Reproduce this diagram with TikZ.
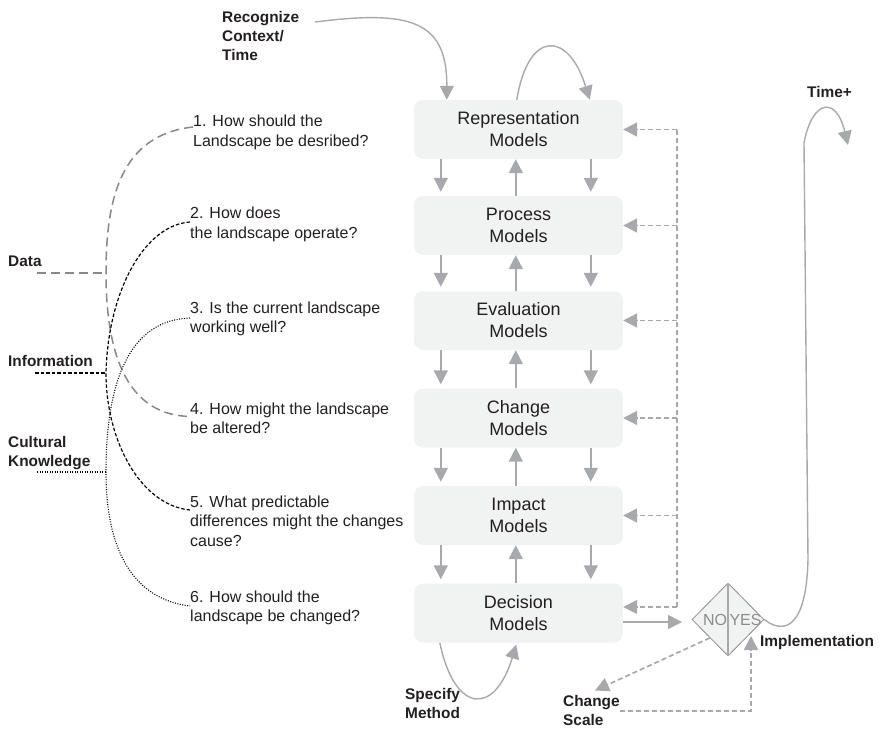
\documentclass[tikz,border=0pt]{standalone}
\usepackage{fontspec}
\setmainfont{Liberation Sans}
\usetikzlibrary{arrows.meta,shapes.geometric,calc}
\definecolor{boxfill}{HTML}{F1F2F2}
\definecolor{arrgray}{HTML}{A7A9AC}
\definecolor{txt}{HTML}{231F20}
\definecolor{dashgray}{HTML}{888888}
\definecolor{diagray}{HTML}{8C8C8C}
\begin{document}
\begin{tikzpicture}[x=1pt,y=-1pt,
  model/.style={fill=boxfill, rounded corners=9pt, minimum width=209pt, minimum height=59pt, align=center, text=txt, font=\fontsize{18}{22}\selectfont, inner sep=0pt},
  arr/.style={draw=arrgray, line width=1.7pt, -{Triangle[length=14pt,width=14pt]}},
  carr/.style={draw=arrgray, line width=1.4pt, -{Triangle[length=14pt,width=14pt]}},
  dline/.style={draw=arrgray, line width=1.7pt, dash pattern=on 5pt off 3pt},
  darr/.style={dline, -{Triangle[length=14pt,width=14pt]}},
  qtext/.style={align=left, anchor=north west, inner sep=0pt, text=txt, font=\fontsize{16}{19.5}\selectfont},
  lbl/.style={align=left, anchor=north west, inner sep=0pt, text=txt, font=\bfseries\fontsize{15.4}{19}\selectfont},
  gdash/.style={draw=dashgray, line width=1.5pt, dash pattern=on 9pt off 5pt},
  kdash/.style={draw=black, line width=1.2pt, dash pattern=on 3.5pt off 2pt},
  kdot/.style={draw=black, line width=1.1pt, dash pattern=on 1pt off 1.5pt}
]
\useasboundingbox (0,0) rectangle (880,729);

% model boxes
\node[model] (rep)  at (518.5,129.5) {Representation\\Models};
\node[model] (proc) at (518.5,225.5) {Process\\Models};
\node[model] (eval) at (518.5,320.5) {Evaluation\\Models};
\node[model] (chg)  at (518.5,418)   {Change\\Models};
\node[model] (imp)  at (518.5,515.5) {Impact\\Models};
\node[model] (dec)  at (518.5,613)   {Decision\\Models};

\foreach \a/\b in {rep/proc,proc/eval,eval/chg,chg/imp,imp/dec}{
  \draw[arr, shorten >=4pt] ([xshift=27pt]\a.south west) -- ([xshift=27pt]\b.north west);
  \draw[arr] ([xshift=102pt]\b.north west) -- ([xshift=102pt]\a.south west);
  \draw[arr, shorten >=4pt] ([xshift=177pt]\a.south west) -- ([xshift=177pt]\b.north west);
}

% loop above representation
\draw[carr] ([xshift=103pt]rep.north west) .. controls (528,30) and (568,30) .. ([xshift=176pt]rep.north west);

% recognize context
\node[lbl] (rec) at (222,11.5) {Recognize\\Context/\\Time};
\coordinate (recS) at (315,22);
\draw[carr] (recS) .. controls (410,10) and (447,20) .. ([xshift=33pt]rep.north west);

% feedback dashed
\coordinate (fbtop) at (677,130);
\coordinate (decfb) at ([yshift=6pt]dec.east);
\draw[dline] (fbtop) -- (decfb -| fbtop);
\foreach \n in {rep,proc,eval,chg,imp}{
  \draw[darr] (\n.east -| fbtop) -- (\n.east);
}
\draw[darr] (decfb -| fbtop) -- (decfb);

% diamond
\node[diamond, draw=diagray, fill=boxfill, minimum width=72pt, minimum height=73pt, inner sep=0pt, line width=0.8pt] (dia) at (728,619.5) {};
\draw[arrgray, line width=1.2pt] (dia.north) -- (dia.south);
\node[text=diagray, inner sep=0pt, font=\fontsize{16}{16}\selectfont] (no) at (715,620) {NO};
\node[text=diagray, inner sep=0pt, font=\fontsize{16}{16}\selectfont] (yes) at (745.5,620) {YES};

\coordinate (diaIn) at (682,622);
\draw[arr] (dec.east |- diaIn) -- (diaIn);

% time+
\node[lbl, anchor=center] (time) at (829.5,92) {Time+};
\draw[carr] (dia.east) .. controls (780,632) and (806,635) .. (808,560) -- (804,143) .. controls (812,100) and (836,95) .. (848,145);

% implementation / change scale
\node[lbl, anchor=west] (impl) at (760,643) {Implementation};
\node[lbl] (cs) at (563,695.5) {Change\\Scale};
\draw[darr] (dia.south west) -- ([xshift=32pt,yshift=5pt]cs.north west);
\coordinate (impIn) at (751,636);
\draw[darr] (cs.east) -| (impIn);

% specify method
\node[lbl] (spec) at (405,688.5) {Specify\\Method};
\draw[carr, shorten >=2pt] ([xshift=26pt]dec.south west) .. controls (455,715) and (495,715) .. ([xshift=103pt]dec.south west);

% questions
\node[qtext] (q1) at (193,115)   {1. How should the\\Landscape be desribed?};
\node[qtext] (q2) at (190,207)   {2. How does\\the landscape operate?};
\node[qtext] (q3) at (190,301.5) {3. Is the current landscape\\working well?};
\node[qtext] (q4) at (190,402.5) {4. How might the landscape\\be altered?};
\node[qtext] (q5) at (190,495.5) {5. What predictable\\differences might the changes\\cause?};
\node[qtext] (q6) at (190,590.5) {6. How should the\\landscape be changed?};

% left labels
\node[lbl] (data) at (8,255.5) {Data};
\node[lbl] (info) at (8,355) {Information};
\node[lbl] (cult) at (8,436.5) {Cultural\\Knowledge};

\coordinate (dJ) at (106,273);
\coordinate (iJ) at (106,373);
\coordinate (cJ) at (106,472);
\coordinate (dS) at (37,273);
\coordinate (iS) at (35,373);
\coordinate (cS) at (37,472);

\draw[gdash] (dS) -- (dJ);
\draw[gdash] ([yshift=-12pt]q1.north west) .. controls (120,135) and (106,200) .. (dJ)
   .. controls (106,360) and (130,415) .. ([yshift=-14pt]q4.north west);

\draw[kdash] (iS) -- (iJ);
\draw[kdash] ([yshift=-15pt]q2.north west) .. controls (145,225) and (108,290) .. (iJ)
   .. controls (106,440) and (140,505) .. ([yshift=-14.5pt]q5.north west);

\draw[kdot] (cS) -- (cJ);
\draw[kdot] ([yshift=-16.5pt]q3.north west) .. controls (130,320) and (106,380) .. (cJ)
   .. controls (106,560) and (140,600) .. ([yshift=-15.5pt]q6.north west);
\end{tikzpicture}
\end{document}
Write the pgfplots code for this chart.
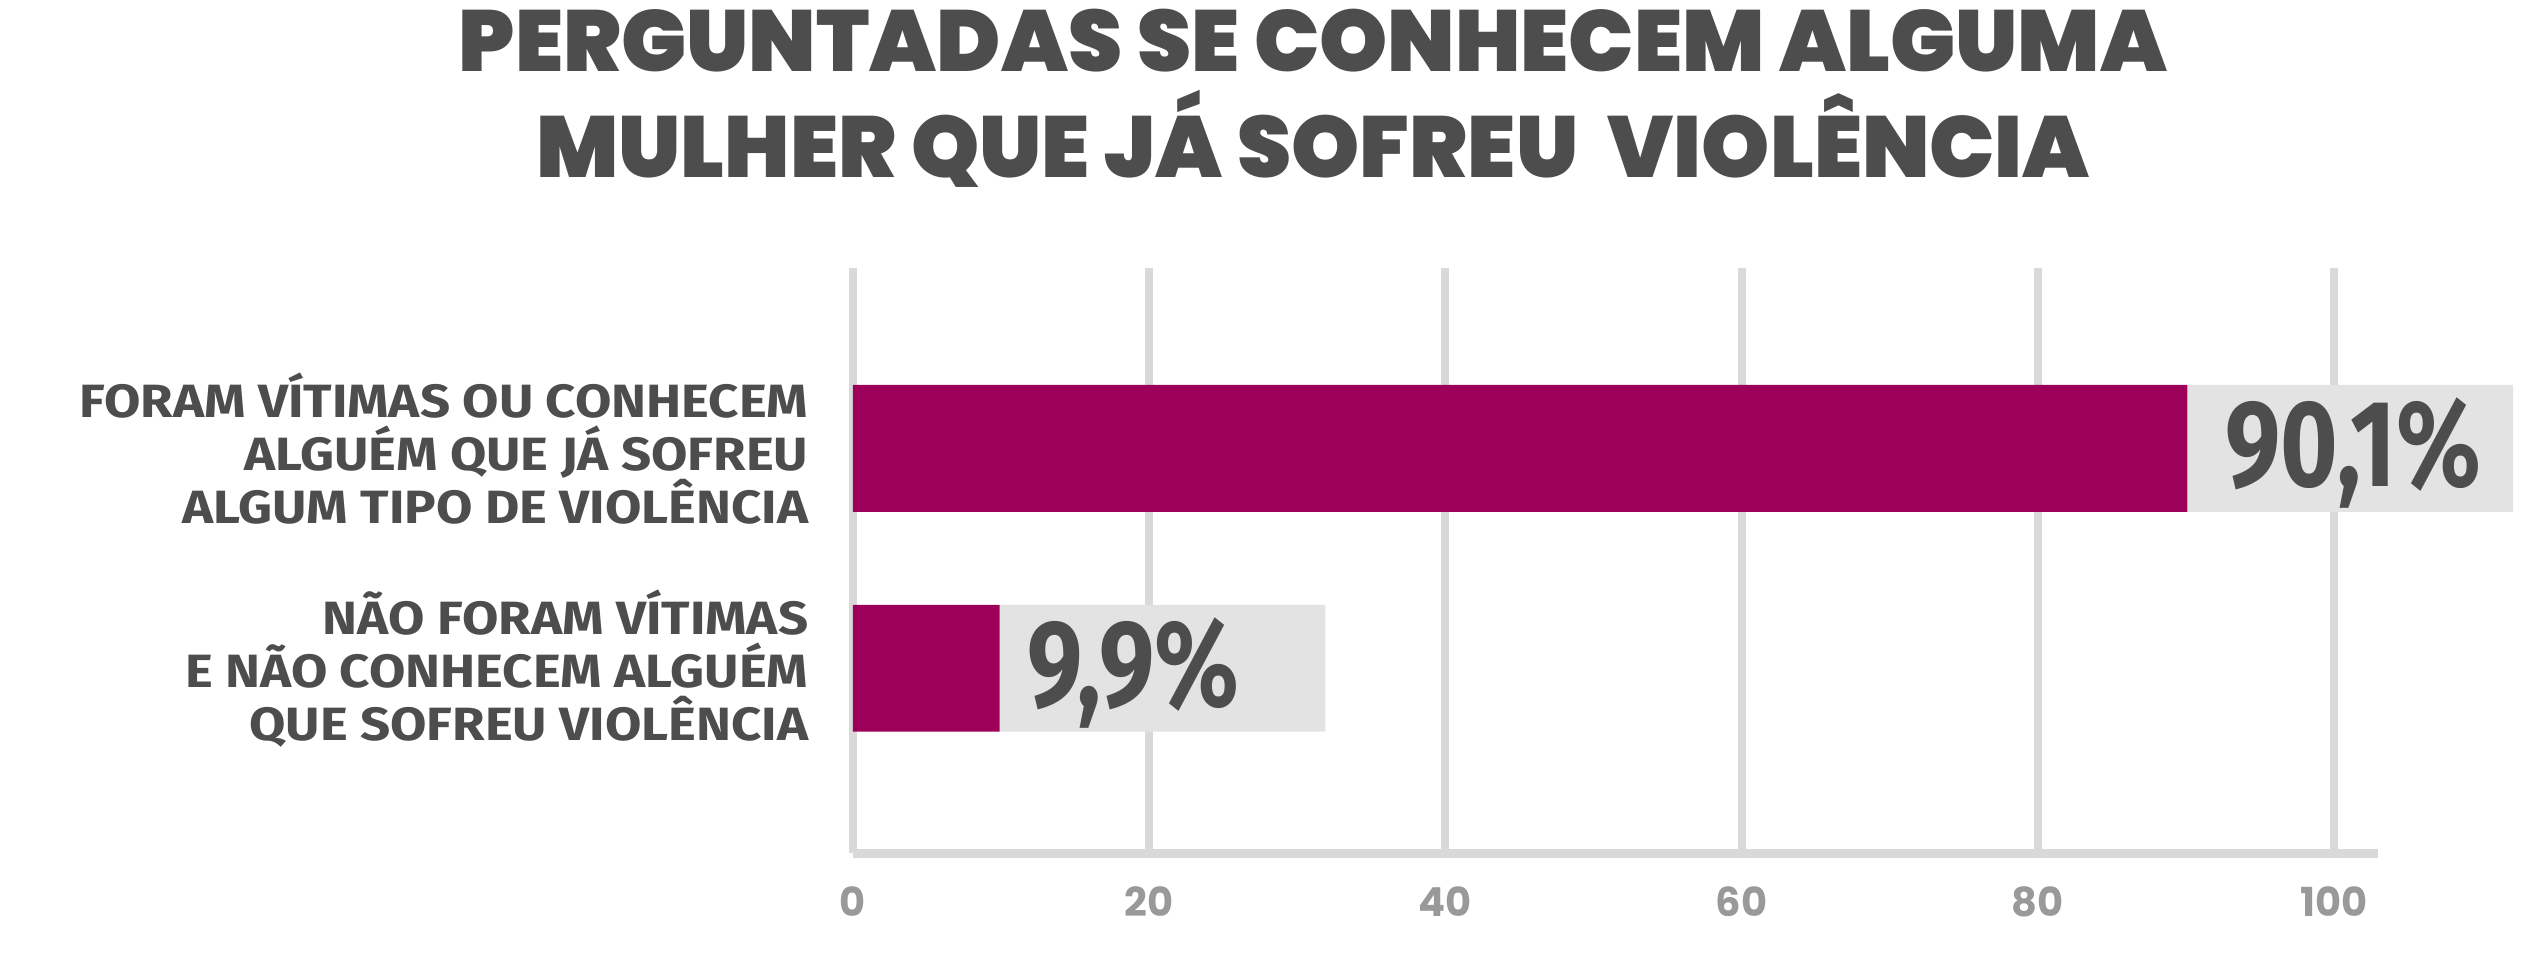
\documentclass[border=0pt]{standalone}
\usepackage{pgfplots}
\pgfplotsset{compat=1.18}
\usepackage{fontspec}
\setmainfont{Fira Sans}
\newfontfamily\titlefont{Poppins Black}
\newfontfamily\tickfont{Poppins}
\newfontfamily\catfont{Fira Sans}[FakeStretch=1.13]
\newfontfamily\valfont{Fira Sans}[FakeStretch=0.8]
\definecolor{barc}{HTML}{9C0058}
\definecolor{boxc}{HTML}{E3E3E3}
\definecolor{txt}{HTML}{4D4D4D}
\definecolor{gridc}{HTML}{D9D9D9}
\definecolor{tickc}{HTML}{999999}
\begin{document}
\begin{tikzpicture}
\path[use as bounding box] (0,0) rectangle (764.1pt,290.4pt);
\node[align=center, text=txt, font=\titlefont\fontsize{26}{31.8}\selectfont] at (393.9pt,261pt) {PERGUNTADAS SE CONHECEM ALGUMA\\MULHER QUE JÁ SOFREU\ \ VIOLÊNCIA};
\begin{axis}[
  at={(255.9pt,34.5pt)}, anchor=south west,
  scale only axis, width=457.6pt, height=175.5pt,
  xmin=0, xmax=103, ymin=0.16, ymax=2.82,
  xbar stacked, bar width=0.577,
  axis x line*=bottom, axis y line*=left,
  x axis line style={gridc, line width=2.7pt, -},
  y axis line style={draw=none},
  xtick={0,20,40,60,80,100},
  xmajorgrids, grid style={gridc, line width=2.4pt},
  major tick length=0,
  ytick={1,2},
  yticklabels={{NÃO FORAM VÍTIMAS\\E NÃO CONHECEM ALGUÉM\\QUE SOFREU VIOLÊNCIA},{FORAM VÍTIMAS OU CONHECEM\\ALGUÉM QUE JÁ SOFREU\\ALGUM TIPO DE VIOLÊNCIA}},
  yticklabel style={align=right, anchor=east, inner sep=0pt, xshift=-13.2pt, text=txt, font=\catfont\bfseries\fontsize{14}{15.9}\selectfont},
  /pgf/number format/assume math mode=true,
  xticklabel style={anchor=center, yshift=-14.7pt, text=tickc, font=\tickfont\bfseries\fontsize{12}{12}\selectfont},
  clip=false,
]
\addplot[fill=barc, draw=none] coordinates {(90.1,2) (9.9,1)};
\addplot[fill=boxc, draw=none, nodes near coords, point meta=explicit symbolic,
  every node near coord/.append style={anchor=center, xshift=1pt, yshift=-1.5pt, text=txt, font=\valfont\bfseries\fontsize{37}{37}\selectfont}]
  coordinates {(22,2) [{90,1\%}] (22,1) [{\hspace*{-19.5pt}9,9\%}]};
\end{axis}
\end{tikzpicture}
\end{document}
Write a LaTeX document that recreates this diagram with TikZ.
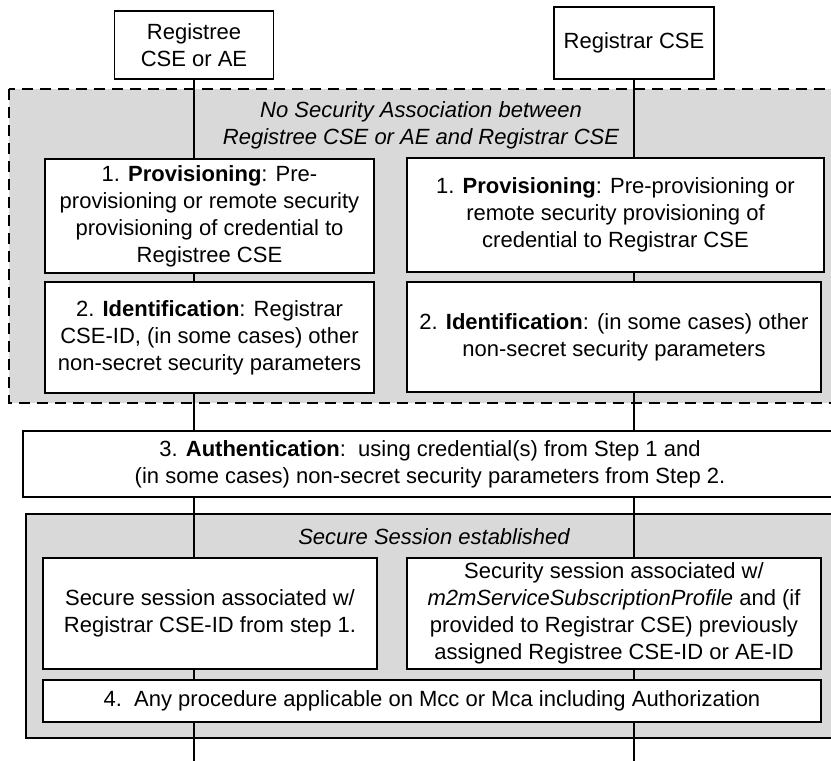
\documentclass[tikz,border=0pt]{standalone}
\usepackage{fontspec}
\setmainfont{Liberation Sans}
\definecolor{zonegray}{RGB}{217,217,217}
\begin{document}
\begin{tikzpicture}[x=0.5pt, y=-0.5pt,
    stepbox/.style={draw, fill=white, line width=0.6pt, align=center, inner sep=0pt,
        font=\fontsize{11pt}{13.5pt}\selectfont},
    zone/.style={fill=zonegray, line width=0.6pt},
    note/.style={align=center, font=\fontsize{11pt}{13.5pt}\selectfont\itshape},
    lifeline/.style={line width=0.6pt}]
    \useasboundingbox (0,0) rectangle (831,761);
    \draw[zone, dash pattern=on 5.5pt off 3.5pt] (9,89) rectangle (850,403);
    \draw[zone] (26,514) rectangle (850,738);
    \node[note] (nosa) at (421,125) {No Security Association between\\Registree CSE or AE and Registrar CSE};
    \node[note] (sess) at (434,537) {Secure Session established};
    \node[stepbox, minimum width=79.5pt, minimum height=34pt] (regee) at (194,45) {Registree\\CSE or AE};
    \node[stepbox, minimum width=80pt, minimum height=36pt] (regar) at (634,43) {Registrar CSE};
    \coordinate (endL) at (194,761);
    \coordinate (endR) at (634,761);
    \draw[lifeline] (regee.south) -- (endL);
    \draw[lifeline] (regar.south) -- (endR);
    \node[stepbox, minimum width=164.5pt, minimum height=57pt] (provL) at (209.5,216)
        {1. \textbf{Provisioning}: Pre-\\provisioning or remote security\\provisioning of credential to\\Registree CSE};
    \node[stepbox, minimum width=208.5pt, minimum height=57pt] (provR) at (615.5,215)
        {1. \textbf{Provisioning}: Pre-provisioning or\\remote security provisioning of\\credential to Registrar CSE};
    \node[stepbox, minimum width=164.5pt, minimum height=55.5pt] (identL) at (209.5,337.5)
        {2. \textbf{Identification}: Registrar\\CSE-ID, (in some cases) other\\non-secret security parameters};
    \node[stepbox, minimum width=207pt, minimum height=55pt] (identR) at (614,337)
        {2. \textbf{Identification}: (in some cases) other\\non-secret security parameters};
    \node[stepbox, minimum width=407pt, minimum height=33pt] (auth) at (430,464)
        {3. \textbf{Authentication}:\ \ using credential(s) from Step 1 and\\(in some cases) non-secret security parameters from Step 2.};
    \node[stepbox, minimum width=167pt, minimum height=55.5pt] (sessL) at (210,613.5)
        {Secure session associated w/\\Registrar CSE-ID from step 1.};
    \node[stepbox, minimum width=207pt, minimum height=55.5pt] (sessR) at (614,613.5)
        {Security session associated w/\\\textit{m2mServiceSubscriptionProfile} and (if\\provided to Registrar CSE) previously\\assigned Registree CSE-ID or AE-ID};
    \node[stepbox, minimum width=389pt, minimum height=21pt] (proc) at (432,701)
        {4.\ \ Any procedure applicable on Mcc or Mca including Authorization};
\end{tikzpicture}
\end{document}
★ ★ ★
What to work on | Transcribe, from the records above, the first line and every line after it up to and including the line with "(0,0) rectangle (880,729);"; omit pictures.

Full output |
Reproduce this diagram with TikZ.
\documentclass[tikz,border=0pt]{standalone}
\usepackage{fontspec}
\setmainfont{Liberation Sans}
\usetikzlibrary{arrows.meta,shapes.geometric,calc}
\definecolor{boxfill}{HTML}{F1F2F2}
\definecolor{arrgray}{HTML}{A7A9AC}
\definecolor{txt}{HTML}{231F20}
\definecolor{dashgray}{HTML}{888888}
\definecolor{diagray}{HTML}{8C8C8C}
\begin{document}
\begin{tikzpicture}[x=1pt,y=-1pt,
  model/.style={fill=boxfill, rounded corners=9pt, minimum width=209pt, minimum height=59pt, align=center, text=txt, font=\fontsize{18}{22}\selectfont, inner sep=0pt},
  arr/.style={draw=arrgray, line width=1.7pt, -{Triangle[length=14pt,width=14pt]}},
  carr/.style={draw=arrgray, line width=1.4pt, -{Triangle[length=14pt,width=14pt]}},
  dline/.style={draw=arrgray, line width=1.7pt, dash pattern=on 5pt off 3pt},
  darr/.style={dline, -{Triangle[length=14pt,width=14pt]}},
  qtext/.style={align=left, anchor=north west, inner sep=0pt, text=txt, font=\fontsize{16}{19.5}\selectfont},
  lbl/.style={align=left, anchor=north west, inner sep=0pt, text=txt, font=\bfseries\fontsize{15.4}{19}\selectfont},
  gdash/.style={draw=dashgray, line width=1.5pt, dash pattern=on 9pt off 5pt},
  kdash/.style={draw=black, line width=1.2pt, dash pattern=on 3.5pt off 2pt},
  kdot/.style={draw=black, line width=1.1pt, dash pattern=on 1pt off 1.5pt}
]
\useasboundingbox (0,0) rectangle (880,729);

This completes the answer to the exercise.